Notably, the international strength of the U.S. dollar is reflective of America’s leading GDP globally. However, it’s essential to highlight that having a high GDP doesn’t automatically qualify a currency as hard; stability and investor confidence play crucial roles as well. Mature democracies with transparent legal systems are often preferred, showcasing the importance of political stability in currency valuation.

Downsides of hard currency

While hard currencies offer stability, they also pose challenges, especially for importers in countries with weaker currencies. Exchange rates, such as the 6.61 yuan per U.S. dollar, can negatively impact these nations’ trade balances. A strong exchange rate benefits a country’s exporters, making their goods more competitive in international markets. Allegations of exchange rate manipulation, as seen in the case of China, highlight concerns about fair competition.
It’s crucial to recognize that the value of hard currencies is not solely based on economic fundamentals. Central bank policies and stability in a country’s money supply also influence exchange rates. While hard currencies act as safe havens during economic uncertainties, they can create imbalances in global trade.
WEIGH THE RISKS AND BENEFITS
Here is a list of the benefits and the drawbacks to consider.
Pros
  • Act as a liquid store of wealth
  • Serve as a safe haven during economic uncertainties
  • Come from countries with stable economies and political systems
Cons
  • May pose challenges for importers in weaker currency nations
  • Exchange rates can affect trade balances
  • Allegations of manipulation in some cases, impacting fair competition

Frequently asked questions

Is stability the only factor in determining a hard currency?

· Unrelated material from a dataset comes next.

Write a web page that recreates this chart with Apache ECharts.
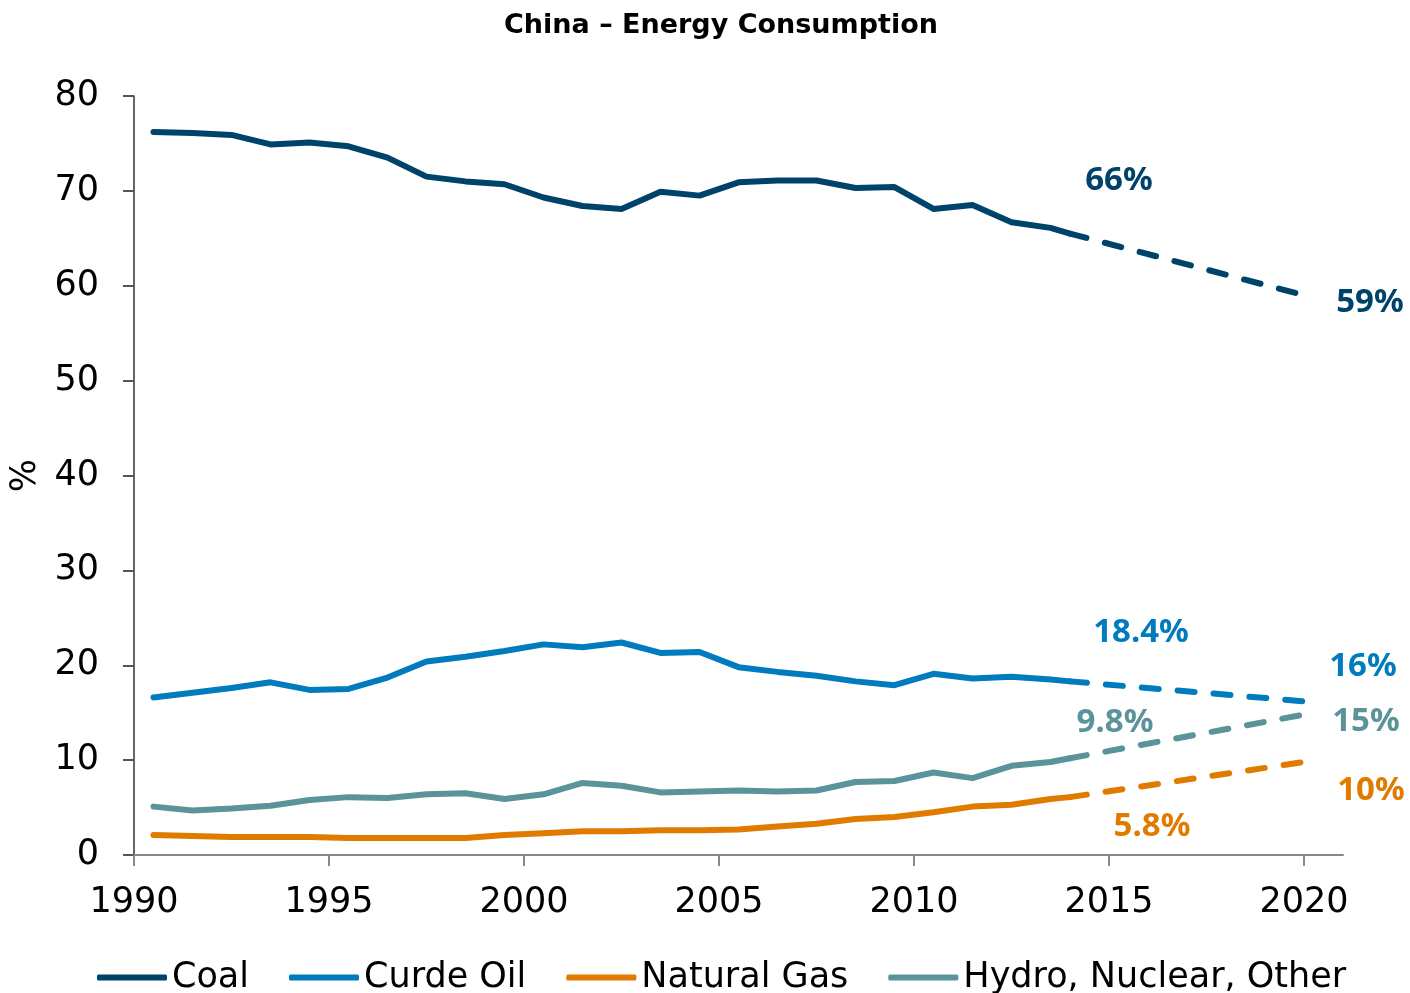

While stability is a significant factor, it’s not the sole criterion. Transparency, political stability, and investor confidence also play crucial roles in designating a currency as hard.

Why are some currencies more sensitive to commodity prices within the hard currency group?

Certain hard currencies, like the Canadian and Australian dollars, may be influenced by commodity prices due to their economies’ reliance on commodities. However, their resilience sets them apart from currencies heavily dependent on commodities.

How do central bank policies impact the value of hard currencies?

Central bank policies, including monetary decisions and money supply management, play a vital role in influencing the value of hard currencies. These policies contribute to the overall stability and confidence in a currency.

Are hard currencies always beneficial for a country’s economy?

While hard currencies provide stability, they may lead to trade imbalances for countries with weaker currencies. A strong exchange rate can pose challenges for importers and impact the competitiveness of a nation’s exports.

Can a currency become hard solely based on a high GDP?

No, a high GDP alone does not qualify a currency as hard. Political stability, investor confidence, and a transparent legal system are equally crucial factors in designating a currency as hard.

Key takeaways

  • Hard currencies provide stability and act as a safe haven during economic uncertainties.
  • Examples of hard currencies include the U.S. dollar, Euro, Japanese yen, British pound, Swiss franc, Canadian dollar, and Australian dollar.
  • Economic fundamentals such as GDP and employment influence currency values.
  • While hard currencies offer stability, they may pose challenges for importers in weaker currency nations.
  • Exchange rates of hard currencies impact trade balances and can lead to allegations of manipulation.
  • Central bank policies play a vital role in determining the value and stability of hard currencies.